(Charts and diagrams as code)
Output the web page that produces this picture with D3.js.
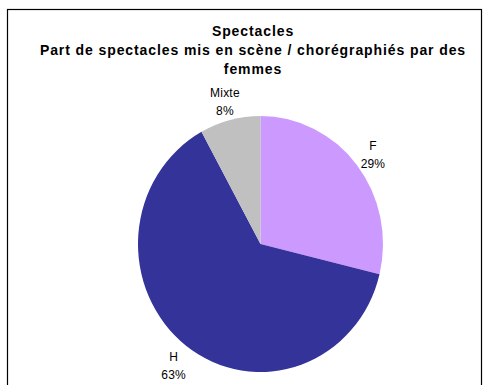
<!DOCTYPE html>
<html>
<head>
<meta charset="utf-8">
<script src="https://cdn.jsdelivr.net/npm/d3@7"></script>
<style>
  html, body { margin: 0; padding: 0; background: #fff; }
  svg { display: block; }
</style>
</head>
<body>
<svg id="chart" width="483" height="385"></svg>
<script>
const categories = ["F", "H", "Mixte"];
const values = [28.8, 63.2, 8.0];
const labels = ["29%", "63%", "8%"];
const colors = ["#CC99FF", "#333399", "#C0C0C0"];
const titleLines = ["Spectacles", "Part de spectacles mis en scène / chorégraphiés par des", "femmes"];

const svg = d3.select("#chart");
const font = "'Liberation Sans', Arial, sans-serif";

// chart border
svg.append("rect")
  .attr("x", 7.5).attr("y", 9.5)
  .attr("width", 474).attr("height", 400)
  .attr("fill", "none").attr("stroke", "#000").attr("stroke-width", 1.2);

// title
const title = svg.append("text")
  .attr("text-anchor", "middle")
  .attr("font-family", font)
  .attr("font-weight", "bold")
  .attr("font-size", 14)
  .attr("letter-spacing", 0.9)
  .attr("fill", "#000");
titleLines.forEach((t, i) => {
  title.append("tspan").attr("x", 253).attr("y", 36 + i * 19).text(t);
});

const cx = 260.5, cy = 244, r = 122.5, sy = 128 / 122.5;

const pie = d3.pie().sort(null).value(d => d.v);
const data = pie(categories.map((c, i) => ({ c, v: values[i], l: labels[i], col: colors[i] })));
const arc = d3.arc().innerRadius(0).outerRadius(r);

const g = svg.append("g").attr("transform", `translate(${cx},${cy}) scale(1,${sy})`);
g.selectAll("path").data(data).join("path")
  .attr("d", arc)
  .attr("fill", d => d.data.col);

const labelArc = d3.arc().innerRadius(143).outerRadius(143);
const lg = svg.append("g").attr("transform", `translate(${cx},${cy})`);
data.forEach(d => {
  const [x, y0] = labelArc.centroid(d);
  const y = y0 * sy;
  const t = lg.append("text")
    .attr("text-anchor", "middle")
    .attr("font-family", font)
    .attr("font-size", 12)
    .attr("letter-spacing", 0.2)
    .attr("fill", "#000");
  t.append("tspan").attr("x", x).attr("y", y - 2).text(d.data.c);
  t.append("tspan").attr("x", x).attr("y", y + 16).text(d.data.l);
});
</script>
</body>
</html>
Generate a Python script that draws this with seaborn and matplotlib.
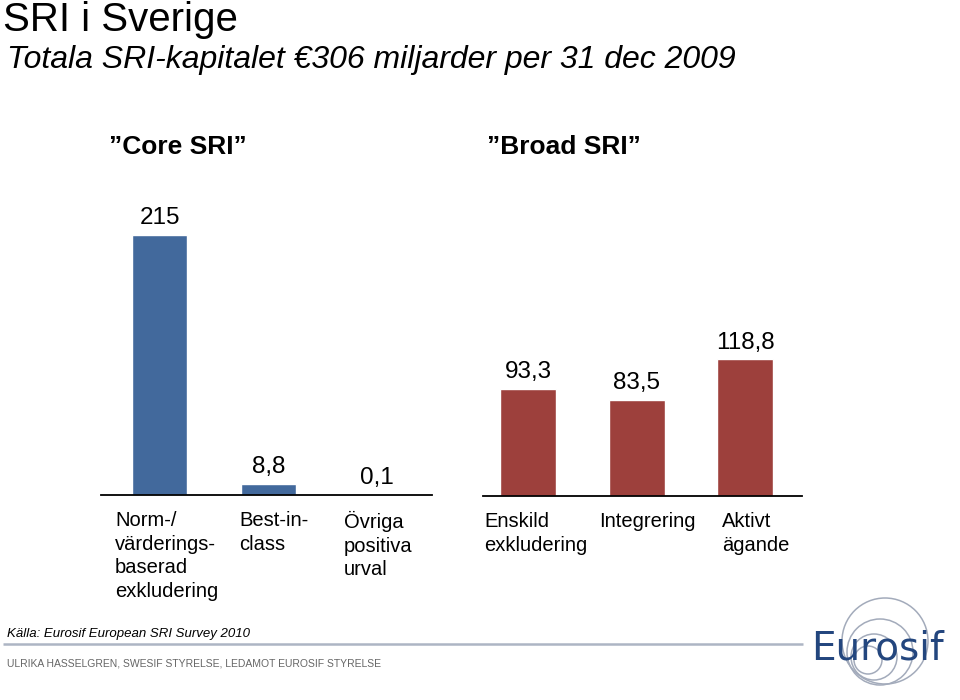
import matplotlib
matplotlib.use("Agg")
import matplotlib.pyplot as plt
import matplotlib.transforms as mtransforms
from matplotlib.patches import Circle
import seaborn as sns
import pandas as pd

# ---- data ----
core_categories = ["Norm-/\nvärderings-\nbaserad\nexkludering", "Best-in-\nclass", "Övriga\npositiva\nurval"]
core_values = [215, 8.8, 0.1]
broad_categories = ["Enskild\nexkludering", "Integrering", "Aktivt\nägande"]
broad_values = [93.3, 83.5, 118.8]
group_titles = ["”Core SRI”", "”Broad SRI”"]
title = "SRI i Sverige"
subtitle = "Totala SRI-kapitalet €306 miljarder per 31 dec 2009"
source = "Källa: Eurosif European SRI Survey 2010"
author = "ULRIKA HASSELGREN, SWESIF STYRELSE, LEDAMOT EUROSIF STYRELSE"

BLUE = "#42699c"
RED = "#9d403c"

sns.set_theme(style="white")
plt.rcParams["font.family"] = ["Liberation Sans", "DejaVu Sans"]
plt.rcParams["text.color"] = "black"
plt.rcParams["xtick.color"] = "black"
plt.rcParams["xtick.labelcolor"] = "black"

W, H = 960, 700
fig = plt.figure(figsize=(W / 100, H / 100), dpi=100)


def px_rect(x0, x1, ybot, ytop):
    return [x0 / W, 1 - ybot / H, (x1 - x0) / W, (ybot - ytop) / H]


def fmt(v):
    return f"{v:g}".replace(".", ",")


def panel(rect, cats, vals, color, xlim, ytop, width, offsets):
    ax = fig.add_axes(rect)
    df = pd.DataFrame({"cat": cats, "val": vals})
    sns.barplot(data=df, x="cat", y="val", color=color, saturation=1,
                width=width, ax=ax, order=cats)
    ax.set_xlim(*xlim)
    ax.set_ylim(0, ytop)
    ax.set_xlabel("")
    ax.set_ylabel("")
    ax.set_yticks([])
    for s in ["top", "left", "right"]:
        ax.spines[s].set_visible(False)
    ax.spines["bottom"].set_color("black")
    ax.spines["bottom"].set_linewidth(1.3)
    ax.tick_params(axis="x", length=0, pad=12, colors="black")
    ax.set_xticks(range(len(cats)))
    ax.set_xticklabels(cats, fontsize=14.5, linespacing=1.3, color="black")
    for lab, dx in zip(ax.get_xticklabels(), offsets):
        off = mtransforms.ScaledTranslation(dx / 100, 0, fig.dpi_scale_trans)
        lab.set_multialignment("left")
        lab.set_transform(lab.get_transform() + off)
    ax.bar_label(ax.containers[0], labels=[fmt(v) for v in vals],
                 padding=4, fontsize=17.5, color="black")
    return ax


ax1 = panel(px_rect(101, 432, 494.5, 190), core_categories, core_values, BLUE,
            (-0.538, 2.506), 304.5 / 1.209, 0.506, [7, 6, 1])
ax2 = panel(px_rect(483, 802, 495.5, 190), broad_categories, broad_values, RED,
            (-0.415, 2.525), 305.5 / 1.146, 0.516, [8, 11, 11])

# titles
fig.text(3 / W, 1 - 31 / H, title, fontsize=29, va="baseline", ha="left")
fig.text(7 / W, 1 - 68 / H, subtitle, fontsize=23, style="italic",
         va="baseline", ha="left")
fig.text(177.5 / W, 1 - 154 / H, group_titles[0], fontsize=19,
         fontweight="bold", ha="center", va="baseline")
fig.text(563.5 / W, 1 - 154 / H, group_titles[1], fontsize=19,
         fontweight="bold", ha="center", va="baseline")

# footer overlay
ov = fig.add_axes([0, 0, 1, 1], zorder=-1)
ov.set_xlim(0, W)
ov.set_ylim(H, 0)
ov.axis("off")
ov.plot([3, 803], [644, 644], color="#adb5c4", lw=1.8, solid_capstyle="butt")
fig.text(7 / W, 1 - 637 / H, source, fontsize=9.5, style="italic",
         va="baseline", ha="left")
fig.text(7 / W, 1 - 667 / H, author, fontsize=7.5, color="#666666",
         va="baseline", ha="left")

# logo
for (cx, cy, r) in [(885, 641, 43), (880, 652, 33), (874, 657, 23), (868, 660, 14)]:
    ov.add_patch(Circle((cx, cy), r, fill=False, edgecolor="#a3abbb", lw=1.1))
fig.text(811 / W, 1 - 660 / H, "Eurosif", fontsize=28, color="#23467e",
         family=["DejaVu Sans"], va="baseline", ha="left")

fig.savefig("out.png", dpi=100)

### [WHAT YOU WILL DO]
Reproduce, word for word, every line from the start of the records down to and including the line with "d => d.data.col);"; skip the pictures.

### [ANSWER FOR THE TASK]
Output the web page that produces this picture with D3.js.
<!DOCTYPE html>
<html>
<head>
<meta charset="utf-8">
<script src="https://cdn.jsdelivr.net/npm/d3@7"></script>
<style>
  html, body { margin: 0; padding: 0; background: #fff; }
  svg { display: block; }
</style>
</head>
<body>
<svg id="chart" width="483" height="385"></svg>
<script>
const categories = ["F", "H", "Mixte"];
const values = [28.8, 63.2, 8.0];
const labels = ["29%", "63%", "8%"];
const colors = ["#CC99FF", "#333399", "#C0C0C0"];
const titleLines = ["Spectacles", "Part de spectacles mis en scène / chorégraphiés par des", "femmes"];

const svg = d3.select("#chart");
const font = "'Liberation Sans', Arial, sans-serif";

// chart border
svg.append("rect")
  .attr("x", 7.5).attr("y", 9.5)
  .attr("width", 474).attr("height", 400)
  .attr("fill", "none").attr("stroke", "#000").attr("stroke-width", 1.2);

// title
const title = svg.append("text")
  .attr("text-anchor", "middle")
  .attr("font-family", font)
  .attr("font-weight", "bold")
  .attr("font-size", 14)
  .attr("letter-spacing", 0.9)
  .attr("fill", "#000");
titleLines.forEach((t, i) => {
  title.append("tspan").attr("x", 253).attr("y", 36 + i * 19).text(t);
});

const cx = 260.5, cy = 244, r = 122.5, sy = 128 / 122.5;

const pie = d3.pie().sort(null).value(d => d.v);
const data = pie(categories.map((c, i) => ({ c, v: values[i], l: labels[i], col: colors[i] })));
const arc = d3.arc().innerRadius(0).outerRadius(r);

const g = svg.append("g").attr("transform", `translate(${cx},${cy}) scale(1,${sy})`);
g.selectAll("path").data(data).join("path")
  .attr("d", arc)
  .attr("fill", d => d.data.col);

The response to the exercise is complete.